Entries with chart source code
>>>

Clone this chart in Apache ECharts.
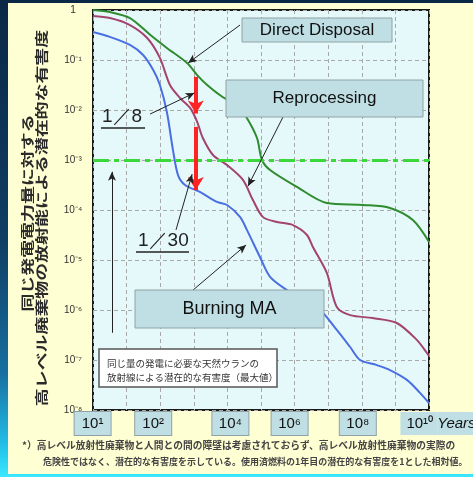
<!DOCTYPE html>
<html><head><meta charset="utf-8">
<script src="https://cdn.jsdelivr.net/npm/echarts@6.0.0/dist/echarts.min.js"></script>
<style>
html,body{margin:0;padding:0;width:473px;height:477px;overflow:hidden;}
body{background:linear-gradient(to bottom,#0a2846 0%,#0f3d63 50%,#176f9f 78%,#22bde6 93%,#3ae8ff 100%);}
#panel{position:absolute;left:8px;top:3px;width:465px;height:471px;background:#FFFFD4;}
#chart{position:absolute;left:0;top:0;width:473px;height:477px;}
</style></head>
<body><div id="panel"></div><div id="chart"></div>
<script>
// ---- data ----
const directYears  = [1, 3.2, 12.6, 50, 158, 630, 1260, 2450, 7400, 1.95e4, 3.8e4, 7.6e4, 1.07e5, 1.86e5, 1.17e6, 9.1e6, 1.1e8, 6.9e8, 3.3e9, 1e10];
const directValues = [1, 0.91, 0.69, 0.32, 0.174, 0.087, 0.05, 0.032, 0.018, 0.0126, 0.0069, 0.00275, 0.001, 6.3e-4, 2.9e-4, 1.38e-4, 1.26e-4, 1.1e-4, 6.3e-5, 2.3e-5];

const reprocYears  = [1, 3.2, 12.6, 41, 98, 195, 389, 776, 1260, 1860, 3720, 9800, 2.9e4, 5.75e4, 1.15e5, 3.0e5, 8.9e5, 2.3e6, 3.5e6, 9.1e6, 1.8e7, 4.5e7, 2.1e8, 1.1e9, 4.4e9, 8.7e9, 1e10];
const reprocValues = [0.76, 0.69, 0.5, 0.275, 0.11, 0.0316, 0.0174, 0.011, 0.0058, 0.00275, 0.00126, 7.9e-4, 4.0e-4, 1.58e-4, 7.2e-5, 5.75e-5, 5.0e-5, 3.2e-5, 1.82e-5, 5.5e-6, 1.15e-6, 7.9e-7, 6.9e-7, 5.5e-7, 2.5e-7, 1.38e-7, 1.2e-7];

const burnYears  = [1, 3.2, 12.6, 31, 62, 98, 158, 240, 339, 550, 1510, 4900, 9800, 2.4e4, 3.8e4, 9.3e4, 1.86e5, 5.9e5, 1.78e6, 5.75e6, 1.8e7, 4.5e7, 8.9e7, 2.8e8, 6.9e8, 2.2e9, 5.4e9, 1e10];
const burnValues = [0.363, 0.29, 0.2, 0.126, 0.063, 0.0316, 0.0091, 0.00158, 5.0e-4, 3.16e-4, 2.3e-4, 1.45e-4, 1.26e-4, 7.2e-5, 4.0e-5, 1.15e-5, 4.6e-6, 2.5e-6, 1.58e-6, 1e-6, 4.0e-7, 1.82e-7, 1e-7, 7.9e-8, 6.3e-8, 4.0e-8, 2.2e-8, 1.38e-8];

const uraniumLevel = 1e-3;          // natural uranium reference level
const compareYear = 1150;           // year where the 1/8 and 1/30 ratios are shown
const ratioArrow1 = [0.046, 0.0085];
const ratioArrow2 = [0.0046, 2.5e-4];

const xDecades = [1, 10, 100, 1e3, 1e4, 1e5, 1e6, 1e7, 1e8, 1e9, 1e10];
const xTickYears  = [10, 100, 1e4, 1e6, 1e8, 1e10];
const xTickLabels = ['10¹', '10²', '10⁴', '10⁶', '10⁸', '10¹⁰'];
const xUnit = 'Years';
const yTickValues = [1e-8, 1e-7, 1e-6, 1e-5, 1e-4, 1e-3, 1e-2, 1e-1, 1];
const yTickLabels = ['10⁻⁸', '10⁻⁷', '10⁻⁶', '10⁻⁵', '10⁻⁴', '10⁻³', '10⁻²', '10⁻¹', '1'];

const seriesNames = ['Direct Disposal', 'Reprocessing', 'Burning MA'];
const yTitle1 = '同じ発電電力量に対する';
const yTitle2 = '高レベル廃棄物の放射能による潜在的な有害度';
const uraniumNote1 = '同じ量の発電に必要な天然ウランの';
const uraniumNote2 = '放射線による潜在的な有害度（最大値）';
const footnote1 = '*）高レベル放射性廃棄物と人間との間の障壁は考慮されておらず、高レベル放射性廃棄物の実際の';
const footnote2 = '危険性ではなく、潜在的な有害度を示している。使用済燃料の1年目の潜在的な有害度を1とした相対値。';

// ---- layout / styling ----
const zip = (xs, ys) => xs.map((x, i) => [x, ys[i]]);
const xLabelShift = [-34, -7, 3, -5, -4];   // px offset of label boxes from their tick
const lastPad = 38;
const sameDecade = (a, b) => Math.abs(Math.log10(a) - Math.log10(b)) < 1e-6;
// labels split across two coincident axes so their wide boxes do not hide each other
const labelsA = xTickYears.filter((v, i) => i % 2 === 0);
const labelsB = xTickYears.filter((v, i) => i % 2 === 1);

const gridColor = '#A9A9A9';
const boxFill = '#BFDFE4', boxStroke = '#8FA2A6';
const rich = {
  b: {backgroundColor: boxFill, borderColor: boxStroke, borderWidth: 1, width: 36, height: 23, lineHeight: 23,
      align: 'center', fontSize: 15, color: '#111', fontFamily: 'Liberation Sans'},
  yb: {backgroundColor: boxFill, height: 23, lineHeight: 23, fontSize: 15, color: '#111',
       fontFamily: 'Liberation Sans', padding: [0, 0, 0, 6]},
  yi: {backgroundColor: boxFill, height: 23, lineHeight: 23, fontSize: 15, color: '#111', fontStyle: 'italic',
       fontFamily: 'Liberation Sans', padding: [0, 20, 0, 0]}
};
xLabelShift.concat([lastPad / 2]).forEach(s => {
  const w = Math.abs(2 * s);
  rich['sp' + w] = {width: w, height: 1, fontSize: 1};
});

function xFormatter(v) {
  const i = xTickYears.findIndex(t => sameDecade(t, v));
  if (i < 0) return '';
  if (i === xTickYears.length - 1) return '{sp' + lastPad + '| }{yb|' + xTickLabels[i] + ' }{yi|' + xUnit + '}';
  const s = xLabelShift[i], w = Math.abs(2 * s);
  if (w === 0) return '{b|' + xTickLabels[i] + '}';
  return s < 0 ? '{b|' + xTickLabels[i] + '}{sp' + w + '| }' : '{sp' + w + '| }{b|' + xTickLabels[i] + '}';
}
function yFormatter(v) {
  const i = yTickValues.findIndex(t => sameDecade(t, v));
  return i < 0 ? '' : yTickLabels[i];
}

const blackArrow = {color: '#222', width: 1, type: 'solid'};
function arrow(a, b, style) {
  return [{coord: a, lineStyle: style}, {coord: b}];
}

const chart = echarts.init(document.getElementById('chart'), null, {renderer: 'canvas'});
const jpFont = '"Noto Sans CJK JP"';
function box(x, y, w, h, text, size) {
  return [
    {type: 'rect', z: 100, shape: {x, y, width: w, height: h}, style: {fill: boxFill, stroke: boxStroke, lineWidth: 1}},
    {type: 'text', z: 101, x: x + w / 2, y: y + h / 2,
     style: {text, font: size + 'px "Liberation Sans"', fill: '#111', align: 'center', verticalAlign: 'middle',
             textAlign: 'center', textVerticalAlign: 'middle'}}
  ];
}
function label(x, y, text, opts) {
  return Object.assign({type: 'text', z: 101, x, y,
    style: Object.assign({text, fill: '#333', align: 'left', verticalAlign: 'middle',
                          textAlign: 'left', textVerticalAlign: 'middle'}, opts.style || {})}, opts.el || {});
}
function xAxisWith(labels, showSplit) {
  return {
    type: 'log', logBase: 10, min: 1, max: 1e10, position: 'bottom', gridIndex: 0,
    axisLine: {show: false},
    axisTick: {show: false, customValues: xDecades},
    axisLabel: {customValues: labels, formatter: xFormatter, margin: 2, rich,
                showMinLabel: true, showMaxLabel: true, hideOverlap: false},
    splitLine: {show: showSplit, lineStyle: {type: [4, 3], color: gridColor, width: 1}}
  };
}

const option = {
  animation: false,
  backgroundColor: 'transparent',
  grid: {left: 93, top: 10, right: 44, bottom: 67, show: true, backgroundColor: '#E6F9FA',
         borderColor: '#1a1a1a', borderWidth: 2, containLabel: false, outerBoundsMode: 'none'},
  xAxis: [xAxisWith(labelsA, true), xAxisWith(labelsB, false)],
  yAxis: {
    type: 'log', logBase: 10, min: 1e-8, max: 1,
    axisLine: {show: false},
    axisTick: {show: false, customValues: yTickValues},
    axisLabel: {customValues: yTickValues, formatter: yFormatter, margin: 20, align: 'center',
                fontSize: 10, color: '#333', fontFamily: 'Liberation Sans'},
    splitLine: {show: true, lineStyle: {type: [4, 3], color: gridColor, width: 1}}
  },
  series: [
    {name: seriesNames[0], type: 'line', data: zip(directYears, directValues), showSymbol: false, smooth: 0.3,
     lineStyle: {color: '#2E8B2E', width: 2}, z: 3},
    {name: seriesNames[1], type: 'line', data: zip(reprocYears, reprocValues), showSymbol: false, smooth: 0.3,
     lineStyle: {color: '#A3446F', width: 2}, z: 3},
    {name: seriesNames[2], type: 'line', data: zip(burnYears, burnValues), showSymbol: false, smooth: 0.3,
     lineStyle: {color: '#4A6FE3', width: 2}, z: 3},
    {type: 'line', data: [], z: 4,
     markLine: {silent: true, symbol: 'none', label: {show: false},
       lineStyle: {color: '#3AD83A', width: 3, type: [16, 5, 5, 5]},
       data: [[{coord: [1, uraniumLevel]}, {coord: [1e10, uraniumLevel]}]]}},
    {type: 'line', data: [], z: 5,
     markLine: {silent: true, symbol: ['none', 'arrow'], symbolSize: [12, 13], label: {show: false},
       lineStyle: {color: '#FF2424', width: 4, type: 'solid'},
       data: [
         arrow([compareYear, ratioArrow1[0]], [compareYear, ratioArrow1[1]]),
         arrow([compareYear, ratioArrow2[0]], [compareYear, ratioArrow2[1]])
       ]}},
    {type: 'line', data: [], z: 6,
     markLine: {silent: true, symbol: ['none', 'arrow'], symbolSize: [6, 9], label: {show: false},
       lineStyle: blackArrow,
       data: [
         arrow([2.37e4, 0.5], [676, 0.087], blackArrow),
         arrow([4.5e5, 0.0072], [4.1e4, 3.0e-4], blackArrow),
         arrow([946, 2.5e-6], [3.6e4, 2.0e-5], blackArrow),
         arrow([50, 0.0083], [1050, 0.022], blackArrow),
         arrow([295, 4e-5], [890, 5.2e-4], blackArrow),
         arrow([3.67, 3.5e-7], [3.67, 5.8e-4], blackArrow)
       ]}}
  ],
  graphic: [
    label(27, 213, yTitle1, {el: {rotation: Math.PI / 2, scaleX: 1.28, scaleY: 0.92},
      style: {font: 'bold 14px ' + jpFont, align: 'center', textAlign: 'center', fill: '#2a2a2a'}}),
    label(41, 218, yTitle2, {el: {rotation: Math.PI / 2, scaleX: 1.28, scaleY: 0.92},
      style: {font: 'bold 14px ' + jpFont, align: 'center', textAlign: 'center', fill: '#2a2a2a'}}),
    ...box(242, 18, 150, 24, seriesNames[0], 17),
    ...box(226, 80, 197, 37, seriesNames[1], 17),
    ...box(135, 290, 189, 38, seriesNames[2], 18),
    label(102, 117, '1／8', {style: {font: '19px "Liberation Sans"', fill: '#222'}}),
    {type: 'line', z: 101, shape: {x1: 101, y1: 128, x2: 145, y2: 128}, style: {stroke: '#222', lineWidth: 1.5}},
    label(138, 241, '1／30', {style: {font: '19px "Liberation Sans"', fill: '#222'}}),
    {type: 'line', z: 101, shape: {x1: 136, y1: 252, x2: 189, y2: 252}, style: {stroke: '#222', lineWidth: 1.5}},
    {type: 'rect', z: 100, shape: {x: 99, y: 349, width: 178, height: 38}, style: {fill: '#fff', stroke: '#555', lineWidth: 1.5}},
    label(107, 363, uraniumNote1, {style: {font: '9.5px ' + jpFont}}),
    label(107, 377, uraniumNote2, {style: {font: '9.5px ' + jpFont}}),
    label(22, 445, footnote1, {style: {font: 'bold 9.75px ' + jpFont, fill: '#444'}}),
    label(43, 462, footnote2, {style: {font: 'bold 9px ' + jpFont, fill: '#444'}})
  ]
};
chart.setOption(option);
</script>
</body></html>
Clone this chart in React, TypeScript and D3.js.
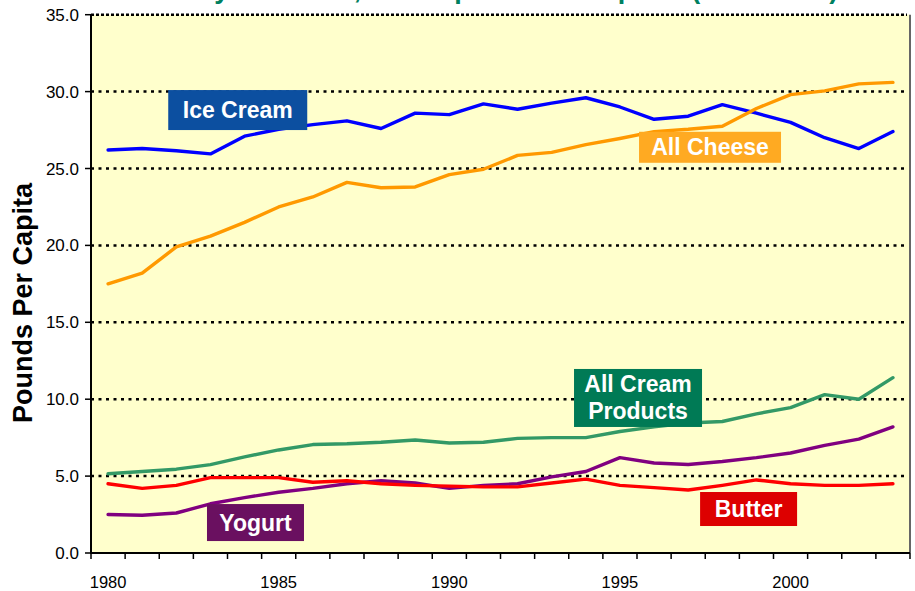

<<<

• [TASK PROMPT] Restate word for word every line from the top of the entries above to the line with "1.1e-4, 6.3e-5, 2.3e-5];", inclusive, and skip any pictures.

• [RESULT OF THIS TASK]
Clone this chart in Apache ECharts.
<!DOCTYPE html>
<html><head><meta charset="utf-8">
<script src="https://cdn.jsdelivr.net/npm/echarts@6.0.0/dist/echarts.min.js"></script>
<style>
html,body{margin:0;padding:0;width:473px;height:477px;overflow:hidden;}
body{background:linear-gradient(to bottom,#0a2846 0%,#0f3d63 50%,#176f9f 78%,#22bde6 93%,#3ae8ff 100%);}
#panel{position:absolute;left:8px;top:3px;width:465px;height:471px;background:#FFFFD4;}
#chart{position:absolute;left:0;top:0;width:473px;height:477px;}
</style></head>
<body><div id="panel"></div><div id="chart"></div>
<script>
// ---- data ----
const directYears  = [1, 3.2, 12.6, 50, 158, 630, 1260, 2450, 7400, 1.95e4, 3.8e4, 7.6e4, 1.07e5, 1.86e5, 1.17e6, 9.1e6, 1.1e8, 6.9e8, 3.3e9, 1e10];
const directValues = [1, 0.91, 0.69, 0.32, 0.174, 0.087, 0.05, 0.032, 0.018, 0.0126, 0.0069, 0.00275, 0.001, 6.3e-4, 2.9e-4, 1.38e-4, 1.26e-4, 1.1e-4, 6.3e-5, 2.3e-5];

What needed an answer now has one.